US indicts 3 Iranian operatives for hacking Trump’s campaign

Former US president and Republican presidential candidate Donald Trump speaks during a campaign event in Mint Hill, North Carolina, on September 25, 2024. (Logan Cyrus/AFP)
Former US president and Republican presidential candidate Donald Trump speaks during a campaign event in Mint Hill, North Carolina, on September 25, 2024. (Logan Cyrus/AFP)

WASHINGTON — The US Justice Department unseals criminal charges against three Iranian operatives suspected of hacking Donald Trump’s presidential campaign and disseminating stolen information to media organizations.

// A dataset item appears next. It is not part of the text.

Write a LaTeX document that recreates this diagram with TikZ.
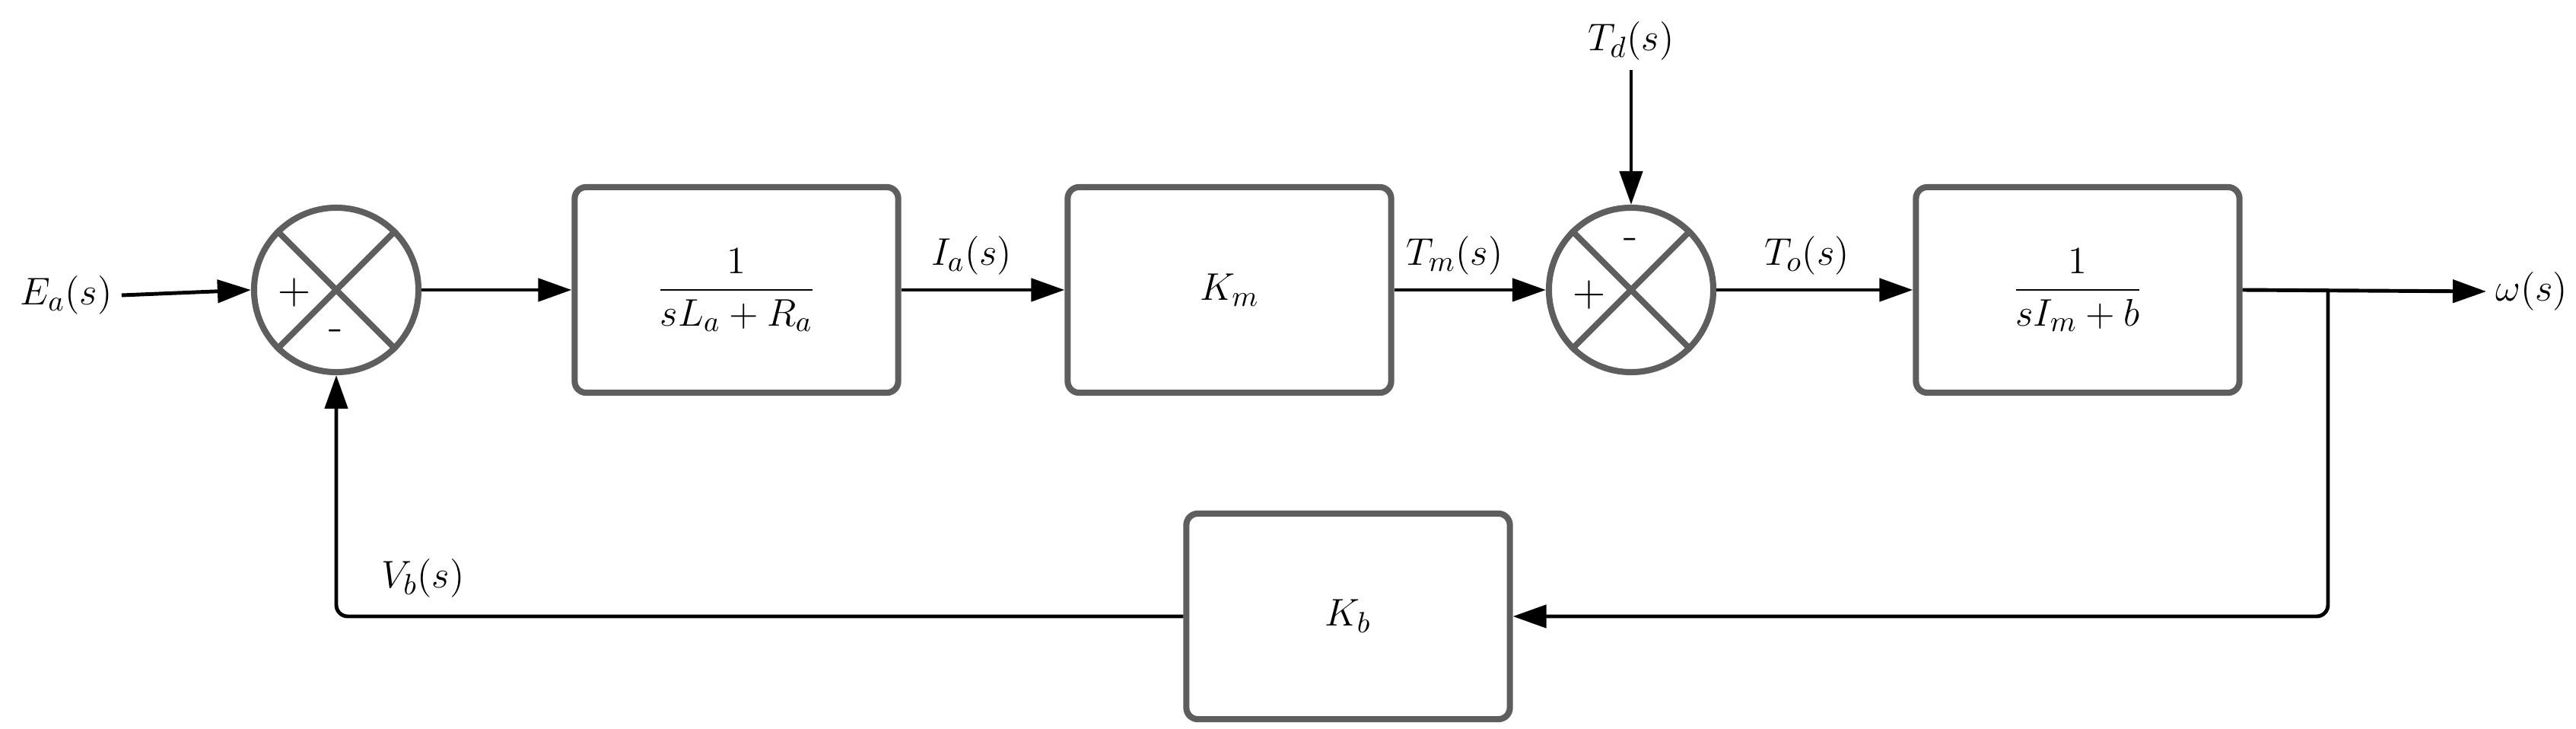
\documentclass[tikz,border=0pt]{standalone}
\usepackage{amsmath}
\usetikzlibrary{arrows.meta}
\begin{document}
\begin{tikzpicture}[x=0.01cm,y=-0.01cm,
  font=\fontsize{15.5}{19}\selectfont,
  blk/.style={draw=black!63,line width=2.3pt,rounded corners=0.15cm,minimum width=4.25cm,minimum height=2.7cm,inner sep=0pt},
  sum/.style={draw=black!63,line width=2.3pt,circle,minimum size=2.16cm,inner sep=0pt},
  sig/.style={line width=1.4pt,-{Triangle[length=0.44cm,width=0.3cm]}},
  sgn/.style={font=\fontsize{17}{19}\selectfont}]
\useasboundingbox (0,0) rectangle (3386,957);
\node[sum] (s1) at (442,381) {};
\draw[draw=black!63,line width=2.3pt] (s1.45)--(s1.225) (s1.135)--(s1.315);
\node[sgn] (p1) at (387,385) {+};
\node[sgn] (m1) at (442,440) {-};
\node[blk] (b1) at (968,381) {$\dfrac{1}{sL_a+R_a}$};
\node[blk] (b2) at (1616,381) {$K_m$};
\node[sum] (s2) at (2144,381) {};
\draw[draw=black!63,line width=2.3pt] (s2.45)--(s2.225) (s2.135)--(s2.315);
\node[sgn] (p2) at (2089,388) {+};
\node[sgn] (m2) at (2144,320) {-};
\node[blk] (b3) at (2731,381) {$\dfrac{1}{sI_m+b}$};
\node[blk] (kb) at (1772,810) {$K_b$};
\node (ea) at (87,388) {$E_a(s)$};
\node (td) at (2144,54) {$T_d(s)$};
\node[anchor=west] (w) at (3268,383) {$\omega(s)$};
\node (ia) at (1277,336) {$I_a(s)$};
\node (tm) at (1912,336) {$T_m(s)$};
\node (to) at (2375,336) {$T_o(s)$};
\node (vb) at (556,760) {$V_b(s)$};
\coordinate (br) at (3060,381);
\draw[sig] (ea.east) -- (s1.west);
\draw[sig] (s1.east) -- (b1.west);
\draw[sig] (b1.east) -- (b2.west);
\draw[sig] (b2.east) -- (s2.west);
\draw[sig] (td.south) -- (s2.north);
\draw[sig] (s2.east) -- (b3.west);
\draw[sig] (b3.east) -- (w.west);
\draw[sig,rounded corners=0.15cm] (br) -- (br |- kb) -- (kb.east);
\draw[sig,rounded corners=0.15cm] (kb.west) -- (s1 |- kb) -- (s1.south);
\end{tikzpicture}
\end{document}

The Trump campaign disclosed on August 10 that it had been hacked and said Iranian actors had stolen and distributed sensitive internal documents. Multiple major news organizations that said they were leaked confidential information from inside the Trump campaign, including Politico, The New York Times and The Washington Post, declined to publish it.

US intelligence officials subsequently linked Iran to a hack of the Trump campaign and to an attempted breach of the Joe Biden-Kamala Harris campaign. They said the hack-and-dump operation was meant to sow discord, exploit divisions within American society and potentially influence the outcome of elections that Iran perceives to be “particularly consequential in terms of the impact they could have on its national security interests.”

Last week, officials also revealed that the Iranians in late June and early July sent unsolicited emails containing excerpts of the hacked information to people associated with the Biden campaign. None of the recipients replied. The Harris campaign said the emails resembled spam or a phishing attempt and condemned the outreach to the Iranians as “unwelcome and unacceptable malicious activity.”

The indictment comes at a time of heightened tensions between Washington and Tehran as Iran-backed Hezbollah and Israel escalate attacks against each other, raising concerns about the prospect of an all-out war, and as US officials say they continue to track physical threats by Iran against a number of officials including Trump.